Wally/Waldo and his dog Woof travel to distant lands, solving mysteries and lending a helping hand wherever they could. With the help of his magic walking stick, Wally/Waldo could travel through space and time or travel to far off magical lands. Often sent by Wizard Whitebeard to help solve a puzzle, or mysteries, Where's Waldo? was a 1/2 hour puzzle of clues and riddles. The evil Waldo lookalike Odlaw was the show's villain, constantly plotting to steal Waldo's magic stick. In each episode Odlaw would team up with the other villains from the far-off lands to help get the magic stick, while Waldo and Woof teamed up with other land's "good-guys" to help with their problems. Waldo stayed true to the books' premise by means of the "Waldo's Minutes", during which the screen froze for a full minute so the viewer at home could try to find Wally.
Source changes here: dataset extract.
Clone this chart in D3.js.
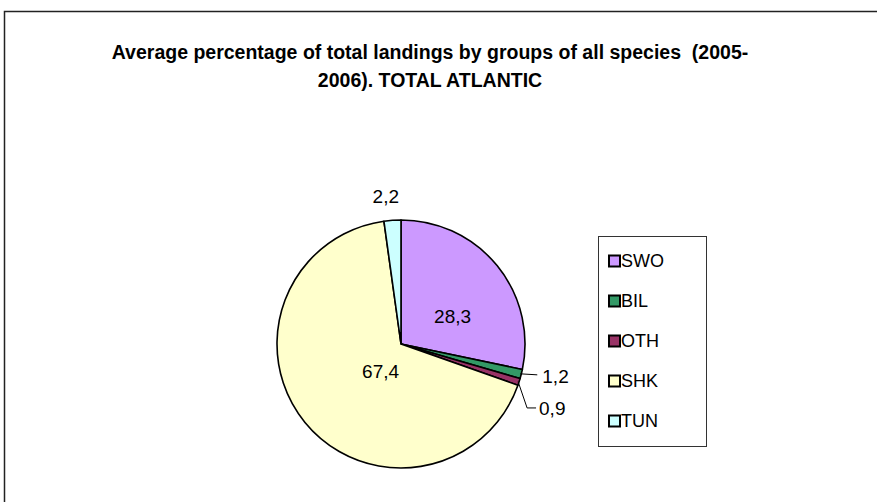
<!DOCTYPE html>
<html>
<head>
<meta charset="utf-8">
<script src="https://cdn.jsdelivr.net/npm/d3@7"></script>
<style>
  body { margin: 0; background: #fff; }
  text { font-family: Arial, "Liberation Sans", sans-serif; white-space: pre; }
</style>
</head>
<body>
<div id="chart-area"></div>
<script>
var groups = ['SWO', 'BIL', 'OTH', 'SHK', 'TUN'];
var shares = [28.3, 1.2, 0.9, 67.4, 2.2];
var colors = ['#CC99FF', '#339966', '#993366', '#FFFFCC', '#CCFFFF'];
var titleLines = ['Average percentage of total landings by groups of all species  (2005-',
                  '2006). TOTAL ATLANTIC'];

var width = 877, height = 502;
var cx = 401, cy = 344, radius = 124;

var svg = d3.select('#chart-area').append('svg')
			.attr('width', width)
			.attr('height', height);

// outer chart border (runs off right & bottom)
svg.append('rect')
	.attr('x', 4.5).attr('y', 11.5)
	.attr('width', width + 10).attr('height', height + 10)
	.attr('fill', 'none')
	.attr('stroke', '#222')
	.attr('stroke-width', 1.5);

svg.selectAll('.title').data(titleLines).enter()
	.append('text')
		.attr('class', 'title')
		.attr('x', 430)
		.attr('y', (d, i) => 59 + i * 28)
		.attr('text-anchor', 'middle')
		.attr('font-size', '19.5px')
		.attr('font-weight', 'bold')
		.text(d => d);

var data = groups.map((g, i) => ({ name: g, value: shares[i], color: colors[i] }));
var fmt = v => String(v).replace('.', ',');

var pie = d3.pie().sort(null).value(d => d.value);
var arcs = pie(data);
var arc = d3.arc().innerRadius(0).outerRadius(radius);

var g = svg.append('g').attr('transform', `translate(${cx}, ${cy})`);

g.selectAll('path').data(arcs).enter()
	.append('path')
		.attr('d', arc)
		.attr('fill', d => d.data.color)
		.attr('stroke', '#000')
		.attr('stroke-width', 1.6)
		.attr('stroke-linejoin', 'round');

// label placement: inside for big slices, outside for small ones
var polar = (a, r) => [r * Math.sin(a), -r * Math.cos(a)];
var labelSpot = {
	SWO: d => { var p = polar(d.mid, 60); return [p[0] + 5, p[1] + 10]; },
	SHK: d => { var p = polar(d.mid - 0.35, 40); return [p[0], p[1] - 7]; },
	TUN: d => { var p = polar(d.mid, radius + 24); return [p[0] - 5, p[1]]; },
	BIL: d => { var p = polar(d.mid, radius); return [p[0] + 21, p[1] + 2]; },
	OTH: d => { var p = polar(d.mid, radius); return [p[0] + 20, p[1] + 26]; }
};
arcs.forEach(d => { d.mid = (d.startAngle + d.endAngle) / 2; d.pos = labelSpot[d.data.name](d); });

// leader lines for the thin slices
var leaders = arcs.filter(d => d.data.name === 'BIL' || d.data.name === 'OTH');
g.selectAll('.leader').data(leaders).enter()
	.append('polyline')
		.attr('class', 'leader')
		.attr('fill', 'none')
		.attr('stroke', '#000')
		.attr('stroke-width', 1)
		.attr('points', d => {
			var a = polar(d.mid, radius - 1);
			if (d.data.name === 'BIL') {
				return [a, [d.pos[0] - 5, a[1] + 1]].join(' ');
			}
			return [a, [a[0] + 9, d.pos[1]], [d.pos[0] - 3, d.pos[1]]].join(' ');
		});

g.selectAll('.lbl').data(arcs).enter()
	.append('text')
		.attr('class', 'lbl')
		.attr('x', d => d.pos[0])
		.attr('y', d => d.pos[1])
		.attr('dy', '0.35em')
		.attr('text-anchor', d => (d.data.name === 'BIL' || d.data.name === 'OTH') ? 'start' : 'middle')
		.attr('font-size', '19px')
		.text(d => fmt(d.data.value));

// legend
var legend = svg.append('g').attr('transform', 'translate(598, 236)');
legend.append('rect')
	.attr('x', 0.5).attr('y', 0.5)
	.attr('width', 108).attr('height', 210)
	.attr('fill', '#fff')
	.attr('stroke', '#333')
	.attr('stroke-width', 1);

var ly = d3.scaleBand().domain(groups).range([5, 205]);
var items = legend.selectAll('.item').data(data).enter()
	.append('g')
		.attr('class', 'item')
		.attr('transform', d => `translate(0, ${ly(d.name) + ly.bandwidth() / 2})`);
items.append('rect')
	.attr('x', 11).attr('y', -5.5)
	.attr('width', 11).attr('height', 11)
	.attr('fill', d => d.color)
	.attr('stroke', '#000')
	.attr('stroke-width', 2);
items.append('text')
	.attr('x', 23)
	.attr('dy', '0.36em')
	.attr('font-size', '18px')
	.text(d => d.name);
</script>
</body>
</html>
This kind of segment aired twice per episode.

Characters
 Wally/Waldo (voiced by Townsend Coleman) - Wally is the star of the Where's Wally? series. The character is known for his distinct wardrobe of a red and white striped shirt, blue jeans, brown boots, red and white striped socks, glasses, and his red and white bobbled hat. He has traveled all over the world, through time, and to distant magical lands. Waldo is not the only one like him; he comes from the Land of Waldos, which is a land filled with Waldos just like him. Waldo is always ready for an adventure with his walking stick in hand, and trusty dog Woof by his side. His favorite hobbies are reading and collecting things from his many travels. The character's age is unknown and his height is described as "tallish" and weight as "lightish". Wally has a happy-go-lucky attitude and is often seen with a smile on his face. Waldo first appeared in 1987 in the book Where's Wally?. Over the years Wally's appearance changed only slightly.
 Woof (voiced by David Workman) - Woof is Wally's dog and good friend. Woof originally belonged to Wilma, but over the years became Waldo's dog. Woof comes from the Land of Woofs, which is a land full of dogs like him. Like his owner, Woof sports a red and white bobbled hat, glasses, and a red and white striped suit. Woof sets off with Waldo on his travels with his bone, but always seems to lose it. Woof is shy and easily scared. He gets so scared at many of the places he travels to that he hides, leaving only his tail showing. In the classic Waldo books, only Woof's tail can be spotted.  Woof first appeared in 1990 in Where's Waldo: The Ultimate Fun Book.
 Wizard Whitebeard (voiced by Brad Garrett impersonating Rodney Dangerfield) - the magical Wizard Whitebeard often visits Waldo with one of his many magical scrolls (something he always ends up losing). The Wizard is recognizable by his red robe, blue hat, long white beard, and his striped staff. Whitebeard is the one with the magic that allows Waldo and his friends to travel to all the magical and far off lands. While there are rumors stating that he is the father of Wenda, these have not been confirmed and are not considered canon. Wizard Whitebeard first appeared in 1989 in the book Where's Waldo?: The Fantastic Journey.
 Odlaw (voiced by Julian Holloway) - Odlaw is the villain of the Where's Waldo? series. He is "mean, nasty, loathsome and disgusting". His number of good deeds are few and all he cares about is getting his hands on Waldo's magic walking stick. His wardrobe includes a black and yellow striped shirt, black jeans, boots, dark glasses, yellow and black bobbled hat, and a slick moustache. Odlaw seems to be something of an evil twin to Waldo, and it is later confirmed by the revelation that he comes from Odlaw's Swamp, where hundreds of other Odlaws live, which is a parallel to the Land of Waldos. Odlaw can be really clumsy, so he always ends up getting hurt. Odlaw's name comes from "Waldo" spelled backwards. He first appeared in 1991 in the book Where's Wally: The Magnificent Poster Book! where his role was like an "Anti-Waldo".
 Wenda: Wenda is Waldo's best friend. The character is the "one who takes the pictures" according to the intro of The Wonder Book, but she always loses her camera. Wenda was featured in the Where's Waldo? television series, in the episode "The Living Exhibits". She first appeared in 1991 in Where's Waldo: The Magnificent Poster Book along with her twin sister, Wilma. Wilma, however, has not been seen since. Wenda's wardrobes include a red and white striped shirt, blue skirt, red and white striped stockings, glasses, and red and white bobbled hat.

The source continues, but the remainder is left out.